LeviCivita[mu, nu, rho, si] is an input function for the
totally antisymmetric Levi-Civita tensor. It evaluates automatically to
the internal representation
Eps[LorentzIndex[mu], LorentzIndex[nu], LorentzIndex[rho], LorentzIndex[si]]
(or with a second argument in LorentzIndex for the
Dimension, if the option Dimension of
LeviCivita is changed).
LeviCivita[mu , nu, ...][p, ...] evaluates to
Eps[LorentzIndex[mu], LorentzIndex[nu], ..., Momentum[p], ...].
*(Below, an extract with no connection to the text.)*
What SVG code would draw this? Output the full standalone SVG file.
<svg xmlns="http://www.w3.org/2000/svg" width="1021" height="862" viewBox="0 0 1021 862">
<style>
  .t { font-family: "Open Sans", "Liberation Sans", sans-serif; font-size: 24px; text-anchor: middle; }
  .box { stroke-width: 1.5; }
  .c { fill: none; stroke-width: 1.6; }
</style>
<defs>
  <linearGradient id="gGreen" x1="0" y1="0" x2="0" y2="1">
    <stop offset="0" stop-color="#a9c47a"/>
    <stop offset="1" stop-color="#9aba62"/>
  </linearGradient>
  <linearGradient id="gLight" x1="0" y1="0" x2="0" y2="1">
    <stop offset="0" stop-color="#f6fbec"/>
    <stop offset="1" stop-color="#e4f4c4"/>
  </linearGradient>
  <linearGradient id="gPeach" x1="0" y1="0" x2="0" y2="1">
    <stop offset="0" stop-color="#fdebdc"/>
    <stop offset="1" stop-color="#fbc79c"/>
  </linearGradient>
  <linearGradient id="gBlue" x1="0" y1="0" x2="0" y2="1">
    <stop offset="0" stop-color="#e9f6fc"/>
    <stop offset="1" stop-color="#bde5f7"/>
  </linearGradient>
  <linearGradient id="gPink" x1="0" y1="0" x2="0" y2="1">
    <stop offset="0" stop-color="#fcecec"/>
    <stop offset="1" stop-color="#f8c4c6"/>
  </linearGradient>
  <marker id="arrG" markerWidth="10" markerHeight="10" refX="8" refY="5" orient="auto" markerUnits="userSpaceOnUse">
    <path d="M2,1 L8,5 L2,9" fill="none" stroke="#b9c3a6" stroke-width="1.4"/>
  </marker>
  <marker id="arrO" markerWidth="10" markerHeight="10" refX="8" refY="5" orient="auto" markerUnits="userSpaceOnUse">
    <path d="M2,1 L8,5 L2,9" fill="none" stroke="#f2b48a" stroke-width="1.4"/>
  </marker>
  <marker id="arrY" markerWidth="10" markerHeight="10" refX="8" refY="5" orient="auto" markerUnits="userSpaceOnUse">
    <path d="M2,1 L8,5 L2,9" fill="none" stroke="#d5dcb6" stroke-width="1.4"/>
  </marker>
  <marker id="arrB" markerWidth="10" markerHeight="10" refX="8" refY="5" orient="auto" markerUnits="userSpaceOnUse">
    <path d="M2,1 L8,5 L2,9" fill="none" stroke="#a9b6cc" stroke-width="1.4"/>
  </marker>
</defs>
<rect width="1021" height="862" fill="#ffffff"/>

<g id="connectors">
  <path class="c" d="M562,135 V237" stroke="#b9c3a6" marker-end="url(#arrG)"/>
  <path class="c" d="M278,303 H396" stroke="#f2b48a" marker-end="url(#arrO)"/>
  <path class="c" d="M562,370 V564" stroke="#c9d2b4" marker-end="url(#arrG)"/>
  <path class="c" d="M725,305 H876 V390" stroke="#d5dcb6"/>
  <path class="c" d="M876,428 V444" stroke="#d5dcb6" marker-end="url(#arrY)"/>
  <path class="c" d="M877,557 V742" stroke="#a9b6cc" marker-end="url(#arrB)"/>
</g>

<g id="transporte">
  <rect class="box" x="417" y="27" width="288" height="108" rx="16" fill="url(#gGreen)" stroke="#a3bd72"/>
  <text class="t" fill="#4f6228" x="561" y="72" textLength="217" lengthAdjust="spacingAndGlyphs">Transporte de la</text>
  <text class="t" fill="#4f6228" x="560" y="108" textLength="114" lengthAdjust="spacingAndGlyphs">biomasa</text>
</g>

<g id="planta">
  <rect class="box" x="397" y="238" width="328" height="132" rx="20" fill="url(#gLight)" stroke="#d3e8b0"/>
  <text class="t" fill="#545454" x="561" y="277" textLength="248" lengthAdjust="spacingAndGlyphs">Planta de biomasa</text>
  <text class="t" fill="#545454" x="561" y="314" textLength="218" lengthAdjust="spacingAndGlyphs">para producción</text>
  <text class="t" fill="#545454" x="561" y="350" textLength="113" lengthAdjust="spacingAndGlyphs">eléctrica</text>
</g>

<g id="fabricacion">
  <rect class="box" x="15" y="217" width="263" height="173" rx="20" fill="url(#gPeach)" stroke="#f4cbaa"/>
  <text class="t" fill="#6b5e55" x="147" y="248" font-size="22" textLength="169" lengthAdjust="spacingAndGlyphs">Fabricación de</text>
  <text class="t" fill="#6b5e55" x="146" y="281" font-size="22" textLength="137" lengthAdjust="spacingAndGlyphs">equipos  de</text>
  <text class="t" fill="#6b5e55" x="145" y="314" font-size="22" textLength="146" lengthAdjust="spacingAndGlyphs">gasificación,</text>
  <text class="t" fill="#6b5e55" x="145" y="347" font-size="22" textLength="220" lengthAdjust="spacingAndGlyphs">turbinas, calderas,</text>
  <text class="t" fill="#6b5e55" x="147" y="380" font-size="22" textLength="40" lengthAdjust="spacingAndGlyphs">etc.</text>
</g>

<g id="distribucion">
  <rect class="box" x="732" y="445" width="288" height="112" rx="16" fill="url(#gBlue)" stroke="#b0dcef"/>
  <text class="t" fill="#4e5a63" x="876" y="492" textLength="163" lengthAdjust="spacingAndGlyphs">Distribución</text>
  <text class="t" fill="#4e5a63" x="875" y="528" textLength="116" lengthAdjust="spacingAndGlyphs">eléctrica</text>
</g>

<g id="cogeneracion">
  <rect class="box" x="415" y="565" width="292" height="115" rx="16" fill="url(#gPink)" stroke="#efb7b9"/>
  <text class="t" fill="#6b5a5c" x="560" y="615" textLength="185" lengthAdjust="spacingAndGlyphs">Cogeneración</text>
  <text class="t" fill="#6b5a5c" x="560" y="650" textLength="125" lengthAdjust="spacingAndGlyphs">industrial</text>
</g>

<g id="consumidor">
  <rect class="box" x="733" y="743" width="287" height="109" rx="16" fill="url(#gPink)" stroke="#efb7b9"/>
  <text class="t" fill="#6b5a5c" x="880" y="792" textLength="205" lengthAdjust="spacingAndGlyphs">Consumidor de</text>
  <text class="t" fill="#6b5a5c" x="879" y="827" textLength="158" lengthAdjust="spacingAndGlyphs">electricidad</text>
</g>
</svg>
The shortcut LeviCivita is deprecated, please use
LC instead!
LeviCivita[\[Alpha], \[Beta], \[Gamma], \[Delta]]\bar{\epsilon }^{\alpha \beta \gamma \delta }
LeviCivita[][p, q, r, s]\bar{\epsilon }^{\overline{p}\overline{q}\overline{r}\overline{s}}
LeviCivita[\[Alpha], \[Beta]][p, q]\bar{\epsilon }^{\alpha \beta \overline{p}\overline{q}}
LeviCivita[\[Alpha], \[Beta]][p, q] // StandardForm
(*Eps[LorentzIndex[\[Alpha]], LorentzIndex[\[Beta]], Momentum[p], Momentum[q]]*)LeviCivita is scheduled for removal in the future
versions of FeynCalc. The safe alternative is to use
LC.
LC[\[Alpha], \[Beta], \[Gamma], \[Delta]]\bar{\epsilon }^{\alpha \beta \gamma \delta }
LC[][p, q, r, s]\bar{\epsilon }^{\overline{p}\overline{q}\overline{r}\overline{s}}
LC[\[Alpha], \[Beta]][p, q]\bar{\epsilon }^{\alpha \beta \overline{p}\overline{q}}
LCD[\[Alpha], \[Beta], \[Gamma], \[Delta]]\overset{\text{}}{\epsilon }^{\alpha \beta \gamma \delta }
LCD[][p, q, r, s]\overset{\text{}}{\epsilon }^{pqrs}
LCD[\[Alpha], \[Beta]][p, q]\overset{\text{}}{\epsilon }^{\alpha \beta pq}
FCI[LC[\[Alpha], \[Beta], \[Gamma], \[Delta]]] === LeviCivita[\[Alpha], \[Beta], \[Gamma], \[Delta]]\text{True}
FCI[LCD[\[Alpha], \[Beta], \[Gamma], \[Delta]]] === LeviCivita[\[Alpha], \[Beta], \[Gamma], \[Delta], Dimension -> D]\text{True}